Terkait dengan pelaksanaan protokol kesehatan di sekolah, lanjut Suharti, berdasarkan pemantauan perilaku secara acak yang dilakukan puskesmas terhadap 1.900 satuan pendidikan yang melaksanakan PTM terbatas, ditemukan bahwa 74 persen menerapkan prokes. Sementara itu, sebanyak 26 persen satuan pendidikan masih buruk dalam menerapkan prokes.
”Jika ada kasus, kami terus berkoordinasi dengan Kementerian Kesehatan untuk bisa segera ada tindak lanjut. Ada prosedur penghentian PTM terbatas. Kalau ada kluster, ya tutup sekolah selama 14 hari,” kata Suharti.
Suharti mengatakan, tujuan utama PTM untuk menghindari learning loss yang makin tajam, tetapi juga menjaga dari penyebaran Covid-19. Evaluasi terus dilakukan dengan Kementerian Kesehatan untuk memastikan ada tindak lanjut yang baik supaya warga sekolah aman dari paparan Covid-19.

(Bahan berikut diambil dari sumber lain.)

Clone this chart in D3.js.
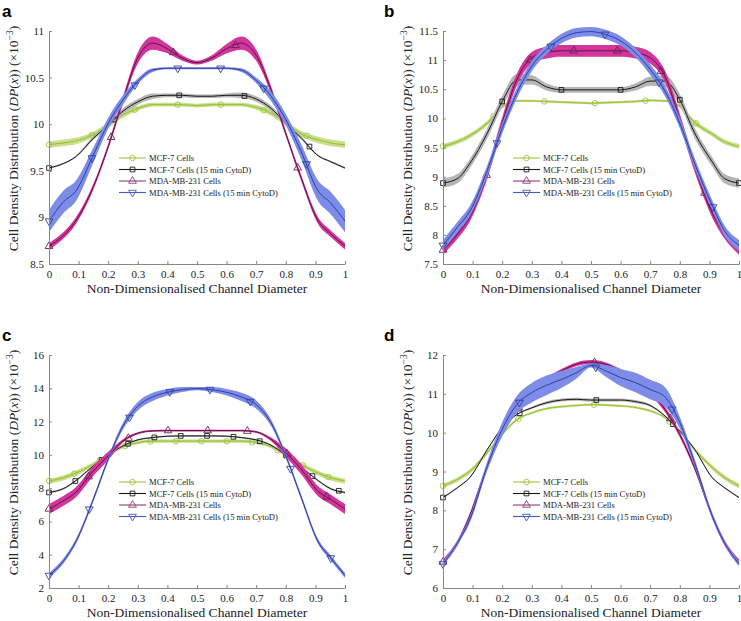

Menurut Suharti, saat ini tidak ada daerah dengan status PPKM level 4. Daerah di Indonesia masih berada di level 1,2, atau 3 sehingga PTM terbatas bisa dilakukan. Hingga saat ini masih ada 10 provinsi yang proporsi sekolah dalam melaksanakan PTM terbatasnya di bawah 90 persen.
Sebelumnya, Mendikbudristek Nadiem Anwar Makarim mengatakan, penutupan sekolah selama pandemi paling berdampak pada perkembangan akademik dan non-akademik anak usia dini dan kelas awal SD. Sejak tahun lalu, imbauan untuk pembukaan sekolah dan PTM terbatas juga diserukan untuk jenjang PAUD dan SD.
Sampai saat ini tidak ada kewajiban bagi siswa yang bisa ikut PTM terbatas harus sudah vaksinasi. Namun, berdasarkan SKB 4 menteri yang terbaru, kewajiban itu justru ditekankan pada guru dan tenaga kependidikan (GTK).
Para GTK yang belum divaksinasi harus mengajar daring. Adapun bagi GTK yang tidak memenuhi syarat untuk divaksinasi dan tersedia vaksinasi, tetapi menolak, akan diberikan sanksi.
Nadiem mengatakan, pelaksanaan PTM terbatas tetap dinamis mengikuti perkembangan pandemi Covid-19, termasuk dengan merebaknya varian Omicron di Indonesia. Tidak ada paksaan harus 100 persen karena sudah ada ketentuan tentang pembukaan sekolah sesuai dengan level PPKM tiap daerah.
Pembukaan sekolah sudah diatur dengan mengacu pada SKB 4 Menteri yang sudah memperhitungkan skenario menuju sekolah normal ataupun saat situasi memburuk sehingga harus menutup sekolah. ”Kita sudah membuat kebijakan permanen dengan SKB 4 Menteri terbaru. Ini merupakan satu kerangka peraturan yang bisa mengakomodasi 100 persen normal dan PJJ penuh. Kalau angka kasus meningkat ada levelnya, ada ketentuan. PTM seratus persen hanya untuk level 1 dan 2, serta ada pembatasan jam jika memenuhi syarat,” kata Nadiem.